5) Two different kinds of “zero”
In ordinary thinking, people treat “zero” as one thing. But in this two-channel model there are two kinds of zero-like states:
Empty zero:
(0,0)
Nothing pulling you either way.
Balanced zero (charged neutrality):
(t,t)
Two forces pulling equally hard in opposite directions. Net effect looks like “no movement,” but internally it can be intense.
This matters because many people say “I’m fine” when they’re actually in a balanced zero state: outwardly still, inwardly loaded.

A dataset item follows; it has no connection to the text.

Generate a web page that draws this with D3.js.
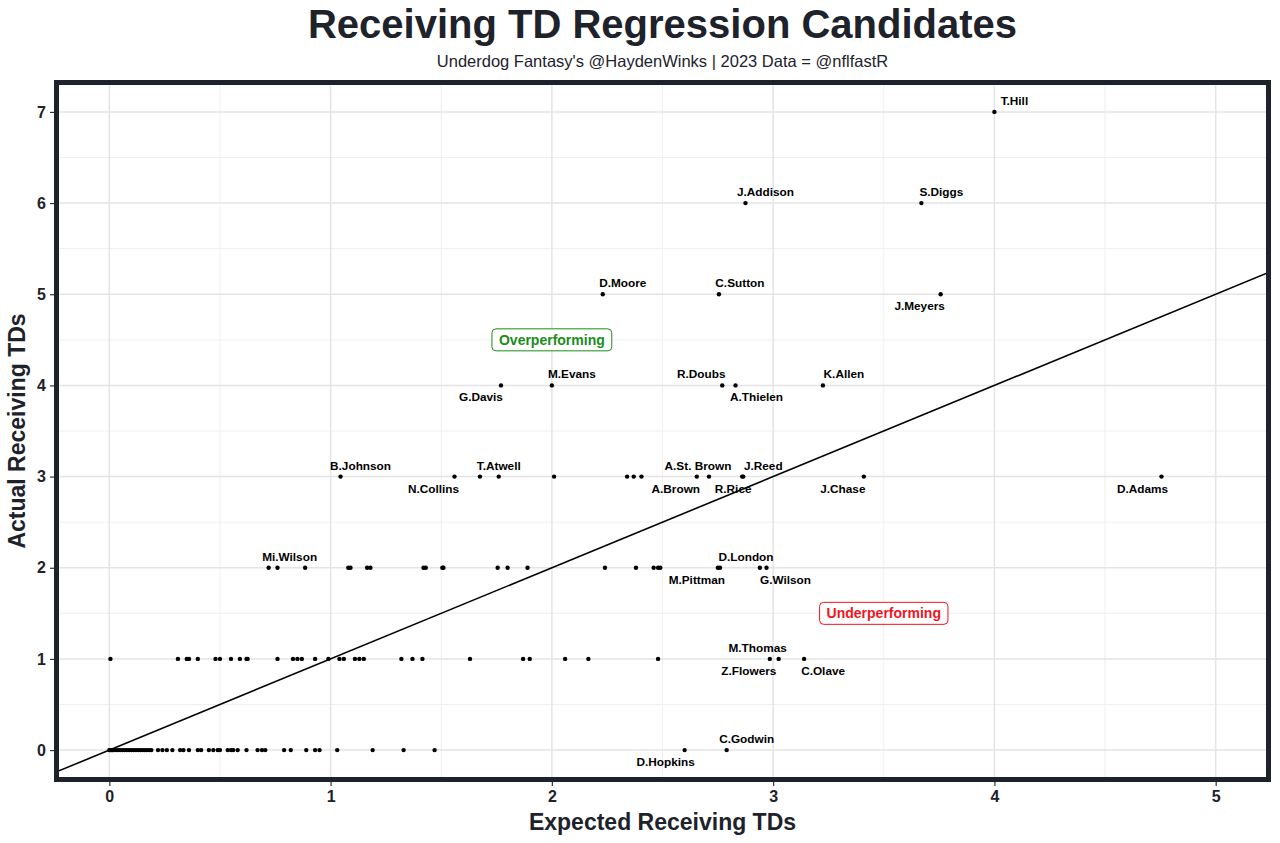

6) Regulation: the whole game
If polarity exists, the question becomes:
Do you regulate it, or does it regulate you?
Regulation means:
- you can feel both forces without being forced into extremes
- you can choose action without denying what you feel
- you can set boundaries without killing love
- you can love without turning it into possession
Unregulated polarity tends to break in two common directions:
- Too much p without n: you over-give, fuse, chase, burn out, possess.
- Too much n without p: you withdraw, numb out, isolate, cut ties, go cold.
Regulated polarity sounds like:
- “I care about you and I need a boundary.”
- “I want this and I’m afraid.”
- “I can stay connected and still remain myself.”
That “and” is maturity. It’s not indecision. It’s honesty plus control.
7) Why some people get called “bi-polar”
In everyday life, people label others “bi-polar” when they notice:
- big swings
- intense contradictions
- unpredictable-seeming shifts
Sometimes that’s unfair and ignorant.
Sometimes it points to real suffering.
Sometimes it’s simply a person with high internal polarity and low support.
Two important truths can coexist here:
- Polarity is normal. Everyone has it.
- Some people experience it so strongly, or regulate it so poorly, that it becomes dangerous or disabling.
8) Clinical note (so we don’t get sloppy)
Bipolar disorder is a specific medical condition involving episodes of depression and mania/hypomania. If someone suspects that, it’s worth talking to a clinician — because it’s not just “moods,” it can be life-altering, and treatment can help.
But the structural idea we’re using here is broader:
polarity as a basic feature of complex inner life, and regulation as the skill of living with it.
9) The crux
Being bi-polar, from first principles, is:
- Two real forces can be present at once.
- You can’t reduce them to one simple label without lying.
- The goal isn’t to delete a pole.
- The goal is regulation: holding both poles in a stable unity that can endure.
And that’s the punchline:
A healthy life is not a life without polarity.
A healthy life is a life where polarity is regulated into coherence.